America's Menendez brothers shouldn’t be doing more prison time than war criminals

By: Rachel Marsden

PARIS — Those of us who were around on the West Coast in the’ 90s remember the story of Lyle and Erik Menendez, aged 18 and 21 at the time, who, in 1989, killed their parents with multiple shotgun blasts. The case was part of a patchwork of high- profile local dramas that gripped the nation, along with the O.J. Simpson murder trial, Rodney King riots and the 1989 San Francisco earthquake.

After an initial mistrial, the Menendez brothers were retried and convicted of first- degree murder, sent to prison in 1996 for two consecutive life sentences without parole, and effectively memory-holed. Until now.
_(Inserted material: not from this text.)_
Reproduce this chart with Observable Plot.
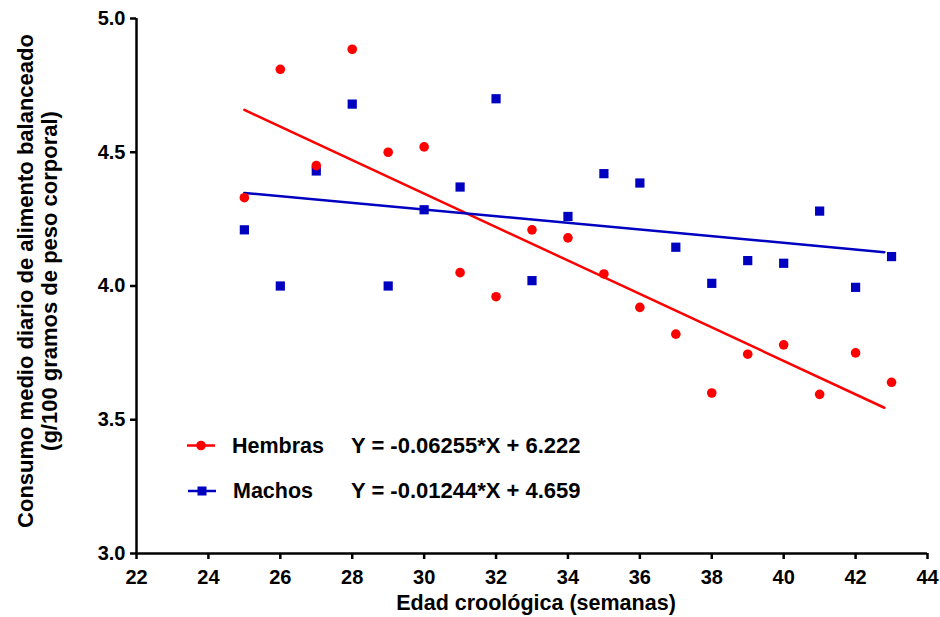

A new- nine part Netflix series, “Monsters: The Lyle and Erik Menendez Story,” is introducing a new generation to the case. The same generation that has grown up in the long shadow of the “#MeToo” movement, popularized on social media, which has encouraged victims to speak out about abusive behavior, particularly of a sexual nature, that was previously tolerated, downplayed or outright dismissed. From the U.S. to here in France, this newfound awareness has led to job dismissals, criminal trials and convictions of powerful individuals, arguably the most prominent being former Hollywood mogul, Harvey Weinstein, convicted in California last year of rape and sentenced to 16 years in prison.

The Netflix show uses the Rashomon effect to tell the story from the perspective of each of the people involved, based on available court and other materials. It focuses on the abuse that the brothers claimed to have suffered at the hands of their father — Hollywood RCA executive, Jose Menendez, known for working with the boy band, Menudo — and their mother, whom the brothers considered complicit.
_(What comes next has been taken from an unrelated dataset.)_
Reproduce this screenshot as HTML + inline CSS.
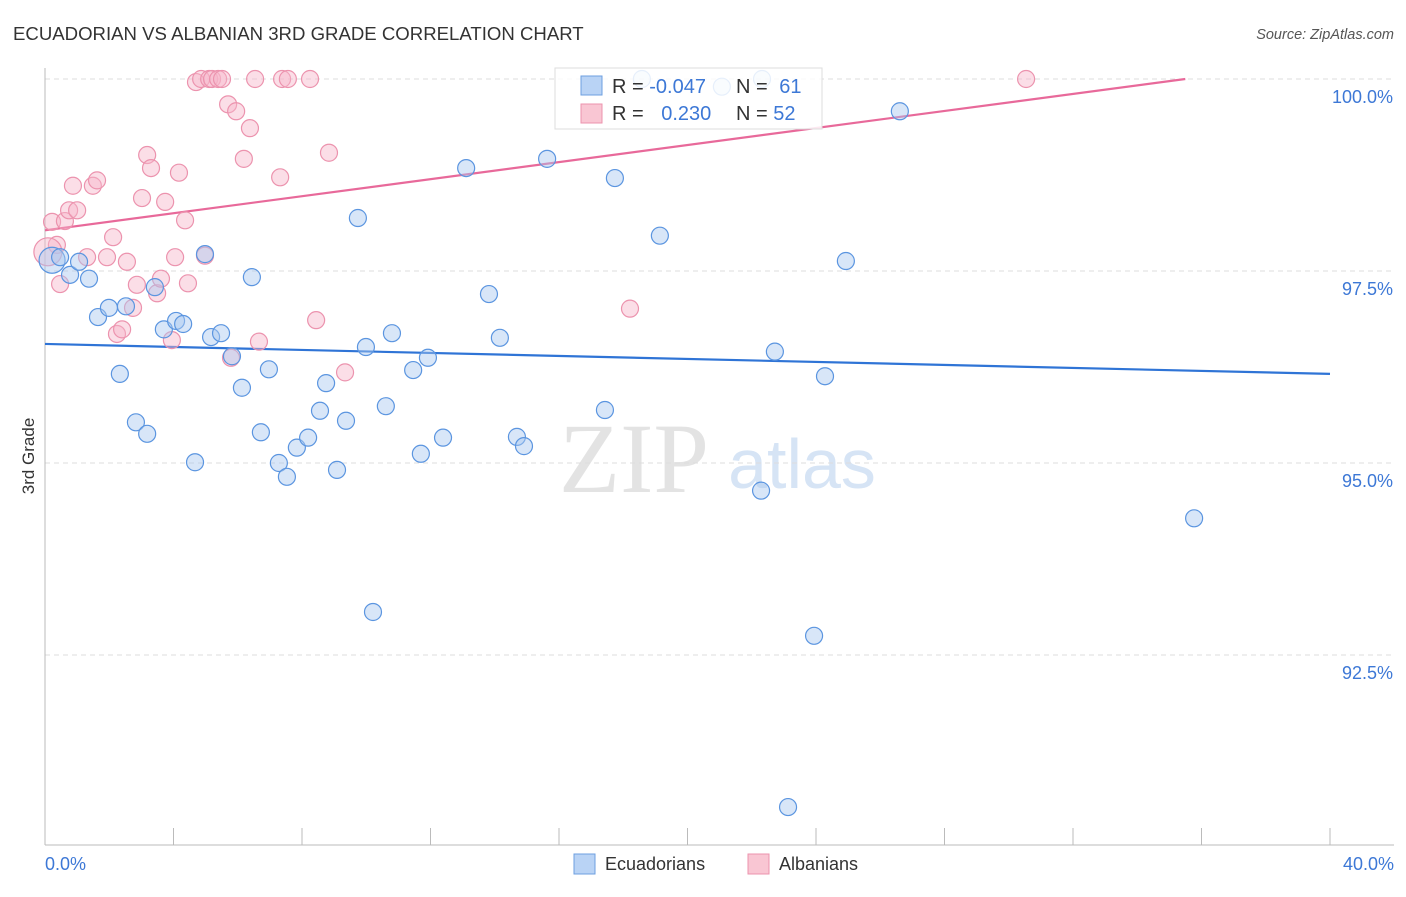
<!DOCTYPE html>
<html><head><meta charset="utf-8"><style>
body{margin:0;background:#fff;font-family:"Liberation Sans",sans-serif}
</style></head><body>
<svg id="chart" width="1406" height="892" viewBox="0 0 1406 892" font-family="Liberation Sans, sans-serif">
<text x="13" y="40" font-size="18.6" fill="#333">ECUADORIAN VS ALBANIAN 3RD GRADE CORRELATION CHART</text>
<text x="1394" y="39" font-size="14.5" fill="#555" font-style="italic" text-anchor="end">Source: ZipAtlas.com</text>
<text x="34" y="456" font-size="17" fill="#333" text-anchor="middle" transform="rotate(-90 34 456)">3rd Grade</text>
<g><text x="634" y="492" font-size="100" fill="#e3e3e3" style="font-family:'Liberation Serif',serif" text-anchor="middle">ZIP</text><text x="802" y="488" font-size="70" fill="#d6e4f5" text-anchor="middle">atlas</text></g>
<g id="grid"></g><g id="axes"></g><g id="trends"></g><g id="pts"></g>
<g>
<rect x="555" y="68" width="267" height="61" fill="#fff" fill-opacity="0.85" stroke="#ddd"/>
<rect x="581" y="76" width="21" height="19" fill="#b9d3f5" stroke="#6d9fe0"/>
<rect x="581" y="104" width="21" height="19" fill="#f9c6d3" stroke="#ec93ae"/>
<text x="612" y="93" font-size="20" fill="#333">R = <tspan fill="#3d78d6">-0.047</tspan></text>
<text x="736" y="93" font-size="20" fill="#333">N = <tspan fill="#3d78d6" dx="6">61</tspan></text>
<text x="612" y="120" font-size="20" fill="#333">R = <tspan fill="#3d78d6" dx="12">0.230</tspan></text>
<text x="736" y="120" font-size="20" fill="#333">N = <tspan fill="#3d78d6">52</tspan></text>
</g>
<g>
<rect x="574" y="854" width="21" height="20" fill="#b9d3f5" stroke="#6d9fe0"/>
<text x="605" y="870" font-size="18" fill="#333">Ecuadorians</text>
<rect x="748" y="854" width="21" height="20" fill="#f9c6d3" stroke="#ec93ae"/>
<text x="779" y="870" font-size="18" fill="#333">Albanians</text>
</g>
</svg>
<script>
const yTicks=[100,97.5,95,92.5];
const yTickLabels=["100.0%","97.5%","95.0%","92.5%"];
const xTickLabels=["0.0%","40.0%"];
const blueX=[0.22,0.47,0.78,1.37,1.06,1.65,1.99,2.52,2.33,2.83,3.18,3.42,3.70,4.08,4.30,4.67,4.98,5.17,5.48,5.82,6.13,6.44,6.72,6.97,7.28,7.53,7.84,8.19,8.56,8.75,9.09,9.37,9.74,9.99,10.21,10.61,10.80,11.46,11.70,11.92,12.39,13.11,13.82,14.16,14.69,14.91,15.63,17.43,17.74,18.58,19.14,21.07,22.29,22.32,22.72,23.13,23.94,24.28,24.93,26.61,35.77];
const blueY=[97.64,97.68,97.45,97.40,97.62,96.90,97.02,97.04,96.16,95.53,95.38,97.29,96.74,96.85,96.81,95.01,97.72,96.64,96.69,96.39,95.98,97.42,95.40,96.22,95.00,94.82,95.20,95.33,95.68,96.04,94.91,95.55,98.19,96.51,93.06,95.74,96.69,96.21,95.12,96.37,95.33,98.84,97.20,96.63,95.34,95.22,98.96,95.69,98.71,100.0,97.96,99.90,94.64,100.0,96.45,90.52,92.75,96.13,97.63,99.58,94.28];
const pinkX=[0.22,0.37,0.47,0.62,0.75,0.87,1.00,1.31,1.49,1.62,2.12,2.24,2.40,2.55,2.74,2.86,3.02,3.18,3.30,3.49,3.61,3.74,3.95,4.05,4.17,4.36,4.45,4.70,4.86,4.98,5.11,5.20,5.39,5.51,5.70,5.95,6.19,6.38,6.54,6.66,5.79,7.32,7.38,7.56,8.25,8.44,8.84,9.34,18.21,30.54,1.93,0.09];
const pinkY=[98.14,97.84,97.33,98.15,98.29,98.61,98.29,97.68,98.61,98.68,97.94,96.68,96.74,97.62,97.02,97.32,98.45,99.01,98.84,97.21,97.40,98.40,96.60,97.68,98.78,98.16,97.34,99.96,100,97.70,100,100,100,100,99.67,99.58,98.96,99.36,100,96.58,96.37,98.72,100,100,100,96.86,99.04,96.18,97.01,100,97.68,97.75];
const blueTrend=[96.55,96.16];
const pinkTrend=[98.03,100.25];
const NS="http://www.w3.org/2000/svg";
const X0=45,X1=1330,Y100=79,PXPER=76.8;
const sx=v=>X0+(v/40)*(X1-X0);
const sy=v=>Y100+(100-v)*PXPER;
function mk(tag,attrs,parent){const e=document.createElementNS(NS,tag);for(const k in attrs)e.setAttribute(k,attrs[k]);parent.appendChild(e);return e;}
const grid=document.getElementById('grid'),axes=document.getElementById('axes'),tr=document.getElementById('trends'),pts=document.getElementById('pts');
yTicks.forEach((t,i)=>{
 const l=mk('line',{x1:45,x2:1394,y1:sy(t),y2:sy(t),stroke:'#ddd','stroke-dasharray':'5,4'},grid);
 
 
 const tx=mk('text',{x:1393,y:sy(t)+24,'font-size':18,fill:'#3d78d6','text-anchor':'end'},grid);
 tx.textContent=yTickLabels[i];
 
 
});
const ya=mk('line',{x1:45,x2:45,y1:68,y2:845,stroke:'#bbb'},axes);


const xa=mk('line',{x1:45,x2:1394,y1:845,y2:845,stroke:'#bbb'},axes);


for(let i=0;i<=10;i++){
 const t=mk('line',{x1:sx(i*4),x2:sx(i*4),y1:828,y2:845,stroke:'#bbb'},axes);
 
 
}
[[0,'start',45],[40,'end',1394]].forEach((d,i)=>{
 const tx=mk('text',{x:d[2],y:870,'font-size':18,fill:'#3d78d6','text-anchor':d[1]},axes);
 tx.textContent=xTickLabels[i];
 
 
});
const bl=mk('line',{x1:sx(0),y1:sy(blueTrend[0]),x2:sx(40),y2:sy(blueTrend[1]),stroke:'#2f74d6','stroke-width':2.2},tr);


const slope=(pinkTrend[1]-pinkTrend[0])/40;
const xEnd=Math.min(40,(100-pinkTrend[0])/slope);
const pl=mk('line',{x1:sx(0),y1:sy(pinkTrend[0]),x2:sx(xEnd),y2:sy(pinkTrend[0]+slope*xEnd),stroke:'#e8699a','stroke-width':2.2},tr);


pinkX.forEach((x,i)=>{
 const c=mk('circle',{cx:sx(x),cy:sy(pinkY[i]),r:i===pinkX.length-1?14:8.5,fill:'#f7b6c9','fill-opacity':0.45,stroke:'#ec93ae','stroke-width':1.2},pts);
 
 
});
blueX.forEach((x,i)=>{
 const c=mk('circle',{cx:sx(x),cy:sy(blueY[i]),r:i===0?13:8.5,fill:'#a9c8f0','fill-opacity':0.45,stroke:'#5b95e0','stroke-width':1.2},pts);
 
 
});
</script>
</body></html>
The abuse evidence was compelling enough to deadlock an initial jury. In the second trial, the judge excluded it entirely.

Jose Menendez in today’s world would have been considered a #MeToo villain straight out of Central Casting. Beyond the multitude of relatives who testified to sexual and other abuse in the initial trial, details emerged last year in court filings by a onetime Menudo member alleging that as a young teen he was drugged and raped in hotels twice by Jose Menendez.

A letter written by Erik Menendez to his cousin was also recently discovered in a storage locker by the brothers’ aunt. Dated months before the murders, it reads, “I’ve been trying to avoid dad. It’s still happening Andy, but it’s worse for me now. … I never know when it’s going to happen and it’s driving me crazy. Every night, I stay up thinking he might come in. I need to put it out of my mind."

Should this new evidence lead to the exoneration of two men who have been imprisoned for 34 years? Self- defense in response to abuse generally means a manslaughter conviction. But the brothers had options other than just offing their parents while they chilled on the couch at home. The courts have been clear that any threat of abuse has to be imminent. Still, there has been a shift in how society feels about abuse, and an increasing reluctance to relegate it to a mere epiphenomenon.

Frankly, all of this is almost beside the point when Lyle and Erik have been locked away for more than three decades, which is longer than the maximum sentencing guidelines of the International Criminal Court’s Rome Statute for genocide, war crimes and crimes against humanity like extermination, systemic torture, mass enslavement and apartheid. The maximum penalty for these crimes “may not exceed a maximum of 30 years,” according to international law, except when “justified by the extreme gravity of the crime and the individual circumstances of the convicted person.”

We’re talking here about genocide.

The U.S. isn’t actually signatory to the Rome Statute, mostly to avoid the prosecution of its own military and officials under it, but the human rights principles it defines are no less valid. So why don’t they apply to these men?

Just north of the U.S. border, the Canadian Supreme Court ruled in 2022 that any more than 25 years in prison without the possibility of parole, for any number of consecutive life sentences, is both cruel and unconstitutional. According to the high court, zero possibility of having any life or any incentive to reform and reintegrate is comparable to death — “since only death will end their incarceration.”

Is Canada really any more dangerous a place than the U.S. because it’s most serious criminals get a chance to prove themselves after 25 years? Hardly. No one’s like, “Oh, 25 years in jail makes it totally worth killing someone.”

The Menendez brothers are reportedly model prisoners at the Richard J. Donovan Correctional Facility near San Diego, working on various projects and counseling other inmates, with Lyle having just graduated from a UC Irvine prison program with a bachelor of arts in sociology.

This shouldn’t be a partisan issue. Former President Donald Trump championed and signed significant bipartisan federal prison and sentencing reforms in an effort to favor reintegration over mass incarcerations in a country that sets the world record for life sentences.

California Governor Gavin Newsom can grant pardons or commute sentences for state crimes. He really needs to in this case, in acknowledgment of international human rights laws on sentencing, with the current social climate on abuse as a mitigating factor. If he can spark a long overdue debate on state-level justice reform in doing so, then all the better.